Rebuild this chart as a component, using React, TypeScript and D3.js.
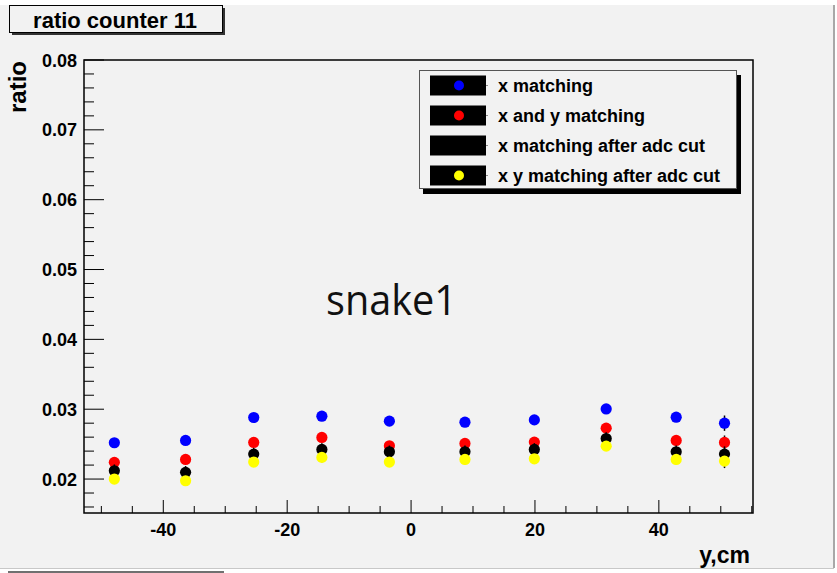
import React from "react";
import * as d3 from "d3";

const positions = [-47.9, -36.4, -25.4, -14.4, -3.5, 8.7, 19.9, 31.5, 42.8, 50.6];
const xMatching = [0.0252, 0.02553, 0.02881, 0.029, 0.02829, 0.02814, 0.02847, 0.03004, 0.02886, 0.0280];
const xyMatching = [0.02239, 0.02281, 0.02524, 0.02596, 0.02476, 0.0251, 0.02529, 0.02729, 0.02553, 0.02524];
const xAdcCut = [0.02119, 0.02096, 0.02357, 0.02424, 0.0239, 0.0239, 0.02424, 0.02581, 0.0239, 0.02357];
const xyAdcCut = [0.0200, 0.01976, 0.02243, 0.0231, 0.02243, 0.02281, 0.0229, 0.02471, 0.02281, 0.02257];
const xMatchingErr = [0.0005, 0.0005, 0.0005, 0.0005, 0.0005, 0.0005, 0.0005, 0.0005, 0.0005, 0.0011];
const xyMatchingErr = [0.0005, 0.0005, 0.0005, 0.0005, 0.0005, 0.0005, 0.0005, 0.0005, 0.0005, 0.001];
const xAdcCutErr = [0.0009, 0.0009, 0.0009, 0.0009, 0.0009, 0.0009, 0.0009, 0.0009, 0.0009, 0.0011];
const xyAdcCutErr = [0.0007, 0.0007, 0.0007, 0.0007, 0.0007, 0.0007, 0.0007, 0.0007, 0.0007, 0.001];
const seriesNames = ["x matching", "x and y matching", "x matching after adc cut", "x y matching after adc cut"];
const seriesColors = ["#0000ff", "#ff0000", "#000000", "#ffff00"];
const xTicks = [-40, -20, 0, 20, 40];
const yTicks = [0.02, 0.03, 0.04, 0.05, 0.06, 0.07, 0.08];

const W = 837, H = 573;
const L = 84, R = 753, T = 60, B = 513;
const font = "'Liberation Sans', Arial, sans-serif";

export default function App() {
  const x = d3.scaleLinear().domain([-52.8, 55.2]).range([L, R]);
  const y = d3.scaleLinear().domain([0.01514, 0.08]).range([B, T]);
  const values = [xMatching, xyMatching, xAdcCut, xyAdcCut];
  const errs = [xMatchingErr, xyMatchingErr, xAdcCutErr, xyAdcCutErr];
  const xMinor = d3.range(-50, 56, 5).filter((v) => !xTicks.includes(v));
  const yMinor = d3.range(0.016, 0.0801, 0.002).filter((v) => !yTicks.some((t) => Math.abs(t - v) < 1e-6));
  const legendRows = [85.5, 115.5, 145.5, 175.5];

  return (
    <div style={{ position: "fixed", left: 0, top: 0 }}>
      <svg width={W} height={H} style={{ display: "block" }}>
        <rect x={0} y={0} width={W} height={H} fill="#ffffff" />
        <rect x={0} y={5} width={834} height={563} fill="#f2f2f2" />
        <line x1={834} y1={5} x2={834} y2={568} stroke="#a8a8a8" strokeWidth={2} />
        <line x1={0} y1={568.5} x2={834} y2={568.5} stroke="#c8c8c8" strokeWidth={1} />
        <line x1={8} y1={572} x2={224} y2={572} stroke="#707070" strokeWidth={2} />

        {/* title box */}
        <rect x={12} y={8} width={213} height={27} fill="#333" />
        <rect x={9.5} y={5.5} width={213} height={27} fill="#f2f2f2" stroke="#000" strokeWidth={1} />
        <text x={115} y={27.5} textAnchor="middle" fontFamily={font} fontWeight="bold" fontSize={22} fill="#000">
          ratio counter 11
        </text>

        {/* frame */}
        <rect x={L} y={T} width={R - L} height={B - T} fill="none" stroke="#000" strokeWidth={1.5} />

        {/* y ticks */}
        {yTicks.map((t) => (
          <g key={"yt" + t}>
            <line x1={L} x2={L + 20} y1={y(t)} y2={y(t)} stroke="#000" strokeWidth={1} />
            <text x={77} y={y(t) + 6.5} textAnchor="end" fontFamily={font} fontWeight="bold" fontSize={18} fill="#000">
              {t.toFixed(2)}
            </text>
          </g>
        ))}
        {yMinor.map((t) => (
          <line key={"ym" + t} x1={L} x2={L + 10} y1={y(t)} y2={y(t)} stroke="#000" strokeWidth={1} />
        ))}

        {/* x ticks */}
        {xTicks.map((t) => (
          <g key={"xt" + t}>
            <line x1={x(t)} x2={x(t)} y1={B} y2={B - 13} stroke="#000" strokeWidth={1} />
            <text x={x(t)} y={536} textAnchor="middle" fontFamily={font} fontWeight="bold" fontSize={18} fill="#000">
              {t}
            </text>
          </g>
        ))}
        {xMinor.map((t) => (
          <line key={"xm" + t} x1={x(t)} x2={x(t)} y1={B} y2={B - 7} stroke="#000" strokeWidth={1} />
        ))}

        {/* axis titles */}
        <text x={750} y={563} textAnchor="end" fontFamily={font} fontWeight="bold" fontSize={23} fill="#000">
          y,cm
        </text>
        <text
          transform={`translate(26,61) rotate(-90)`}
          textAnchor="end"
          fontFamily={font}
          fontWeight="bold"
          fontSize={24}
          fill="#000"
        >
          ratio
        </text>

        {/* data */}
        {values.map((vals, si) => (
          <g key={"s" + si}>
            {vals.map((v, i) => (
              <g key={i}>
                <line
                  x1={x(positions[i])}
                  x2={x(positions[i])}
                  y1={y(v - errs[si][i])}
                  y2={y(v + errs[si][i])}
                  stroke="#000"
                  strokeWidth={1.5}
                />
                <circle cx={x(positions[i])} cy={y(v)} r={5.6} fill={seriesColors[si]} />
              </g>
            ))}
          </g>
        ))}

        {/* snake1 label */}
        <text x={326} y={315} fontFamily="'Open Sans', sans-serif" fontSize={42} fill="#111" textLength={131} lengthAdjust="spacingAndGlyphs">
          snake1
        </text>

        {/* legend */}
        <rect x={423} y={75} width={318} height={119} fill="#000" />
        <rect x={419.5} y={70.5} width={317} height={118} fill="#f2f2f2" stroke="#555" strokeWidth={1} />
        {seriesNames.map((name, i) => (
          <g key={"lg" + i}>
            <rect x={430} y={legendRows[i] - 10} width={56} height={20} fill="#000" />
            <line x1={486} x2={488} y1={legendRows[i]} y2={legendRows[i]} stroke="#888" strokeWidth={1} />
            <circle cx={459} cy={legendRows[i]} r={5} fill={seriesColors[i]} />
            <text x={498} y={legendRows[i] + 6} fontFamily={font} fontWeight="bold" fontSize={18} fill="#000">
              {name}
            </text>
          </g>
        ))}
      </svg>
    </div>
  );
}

* WHAT THE EXERCISE ASKS
Set down all the data again exactly as above, pictures excluded.

* THE REPLY
Rebuild this chart as a component, using React, TypeScript and D3.js.
import React from "react";
import * as d3 from "d3";

const positions = [-47.9, -36.4, -25.4, -14.4, -3.5, 8.7, 19.9, 31.5, 42.8, 50.6];
const xMatching = [0.0252, 0.02553, 0.02881, 0.029, 0.02829, 0.02814, 0.02847, 0.03004, 0.02886, 0.0280];
const xyMatching = [0.02239, 0.02281, 0.02524, 0.02596, 0.02476, 0.0251, 0.02529, 0.02729, 0.02553, 0.02524];
const xAdcCut = [0.02119, 0.02096, 0.02357, 0.02424, 0.0239, 0.0239, 0.02424, 0.02581, 0.0239, 0.02357];
const xyAdcCut = [0.0200, 0.01976, 0.02243, 0.0231, 0.02243, 0.02281, 0.0229, 0.02471, 0.02281, 0.02257];
const xMatchingErr = [0.0005, 0.0005, 0.0005, 0.0005, 0.0005, 0.0005, 0.0005, 0.0005, 0.0005, 0.0011];
const xyMatchingErr = [0.0005, 0.0005, 0.0005, 0.0005, 0.0005, 0.0005, 0.0005, 0.0005, 0.0005, 0.001];
const xAdcCutErr = [0.0009, 0.0009, 0.0009, 0.0009, 0.0009, 0.0009, 0.0009, 0.0009, 0.0009, 0.0011];
const xyAdcCutErr = [0.0007, 0.0007, 0.0007, 0.0007, 0.0007, 0.0007, 0.0007, 0.0007, 0.0007, 0.001];
const seriesNames = ["x matching", "x and y matching", "x matching after adc cut", "x y matching after adc cut"];
const seriesColors = ["#0000ff", "#ff0000", "#000000", "#ffff00"];
const xTicks = [-40, -20, 0, 20, 40];
const yTicks = [0.02, 0.03, 0.04, 0.05, 0.06, 0.07, 0.08];

const W = 837, H = 573;
const L = 84, R = 753, T = 60, B = 513;
const font = "'Liberation Sans', Arial, sans-serif";

export default function App() {
  const x = d3.scaleLinear().domain([-52.8, 55.2]).range([L, R]);
  const y = d3.scaleLinear().domain([0.01514, 0.08]).range([B, T]);
  const values = [xMatching, xyMatching, xAdcCut, xyAdcCut];
  const errs = [xMatchingErr, xyMatchingErr, xAdcCutErr, xyAdcCutErr];
  const xMinor = d3.range(-50, 56, 5).filter((v) => !xTicks.includes(v));
  const yMinor = d3.range(0.016, 0.0801, 0.002).filter((v) => !yTicks.some((t) => Math.abs(t - v) < 1e-6));
  const legendRows = [85.5, 115.5, 145.5, 175.5];

  return (
    <div style={{ position: "fixed", left: 0, top: 0 }}>
      <svg width={W} height={H} style={{ display: "block" }}>
        <rect x={0} y={0} width={W} height={H} fill="#ffffff" />
        <rect x={0} y={5} width={834} height={563} fill="#f2f2f2" />
        <line x1={834} y1={5} x2={834} y2={568} stroke="#a8a8a8" strokeWidth={2} />
        <line x1={0} y1={568.5} x2={834} y2={568.5} stroke="#c8c8c8" strokeWidth={1} />
        <line x1={8} y1={572} x2={224} y2={572} stroke="#707070" strokeWidth={2} />

        {/* title box */}
        <rect x={12} y={8} width={213} height={27} fill="#333" />
        <rect x={9.5} y={5.5} width={213} height={27} fill="#f2f2f2" stroke="#000" strokeWidth={1} />
        <text x={115} y={27.5} textAnchor="middle" fontFamily={font} fontWeight="bold" fontSize={22} fill="#000">
          ratio counter 11
        </text>

        {/* frame */}
        <rect x={L} y={T} width={R - L} height={B - T} fill="none" stroke="#000" strokeWidth={1.5} />

        {/* y ticks */}
        {yTicks.map((t) => (
          <g key={"yt" + t}>
            <line x1={L} x2={L + 20} y1={y(t)} y2={y(t)} stroke="#000" strokeWidth={1} />
            <text x={77} y={y(t) + 6.5} textAnchor="end" fontFamily={font} fontWeight="bold" fontSize={18} fill="#000">
              {t.toFixed(2)}
            </text>
          </g>
        ))}
        {yMinor.map((t) => (
          <line key={"ym" + t} x1={L} x2={L + 10} y1={y(t)} y2={y(t)} stroke="#000" strokeWidth={1} />
        ))}

        {/* x ticks */}
        {xTicks.map((t) => (
          <g key={"xt" + t}>
            <line x1={x(t)} x2={x(t)} y1={B} y2={B - 13} stroke="#000" strokeWidth={1} />
            <text x={x(t)} y={536} textAnchor="middle" fontFamily={font} fontWeight="bold" fontSize={18} fill="#000">
              {t}
            </text>
          </g>
        ))}
        {xMinor.map((t) => (
          <line key={"xm" + t} x1={x(t)} x2={x(t)} y1={B} y2={B - 7} stroke="#000" strokeWidth={1} />
        ))}

        {/* axis titles */}
        <text x={750} y={563} textAnchor="end" fontFamily={font} fontWeight="bold" fontSize={23} fill="#000">
          y,cm
        </text>
        <text
          transform={`translate(26,61) rotate(-90)`}
          textAnchor="end"
          fontFamily={font}
          fontWeight="bold"
          fontSize={24}
          fill="#000"
        >
          ratio
        </text>

        {/* data */}
        {values.map((vals, si) => (
          <g key={"s" + si}>
            {vals.map((v, i) => (
              <g key={i}>
                <line
                  x1={x(positions[i])}
                  x2={x(positions[i])}
                  y1={y(v - errs[si][i])}
                  y2={y(v + errs[si][i])}
                  stroke="#000"
                  strokeWidth={1.5}
                />
                <circle cx={x(positions[i])} cy={y(v)} r={5.6} fill={seriesColors[si]} />
              </g>
            ))}
          </g>
        ))}

        {/* snake1 label */}
        <text x={326} y={315} fontFamily="'Open Sans', sans-serif" fontSize={42} fill="#111" textLength={131} lengthAdjust="spacingAndGlyphs">
          snake1
        </text>

        {/* legend */}
        <rect x={423} y={75} width={318} height={119} fill="#000" />
        <rect x={419.5} y={70.5} width={317} height={118} fill="#f2f2f2" stroke="#555" strokeWidth={1} />
        {seriesNames.map((name, i) => (
          <g key={"lg" + i}>
            <rect x={430} y={legendRows[i] - 10} width={56} height={20} fill="#000" />
            <line x1={486} x2={488} y1={legendRows[i]} y2={legendRows[i]} stroke="#888" strokeWidth={1} />
            <circle cx={459} cy={legendRows[i]} r={5} fill={seriesColors[i]} />
            <text x={498} y={legendRows[i] + 6} fontFamily={font} fontWeight="bold" fontSize={18} fill="#000">
              {name}
            </text>
          </g>
        ))}
      </svg>
    </div>
  );
}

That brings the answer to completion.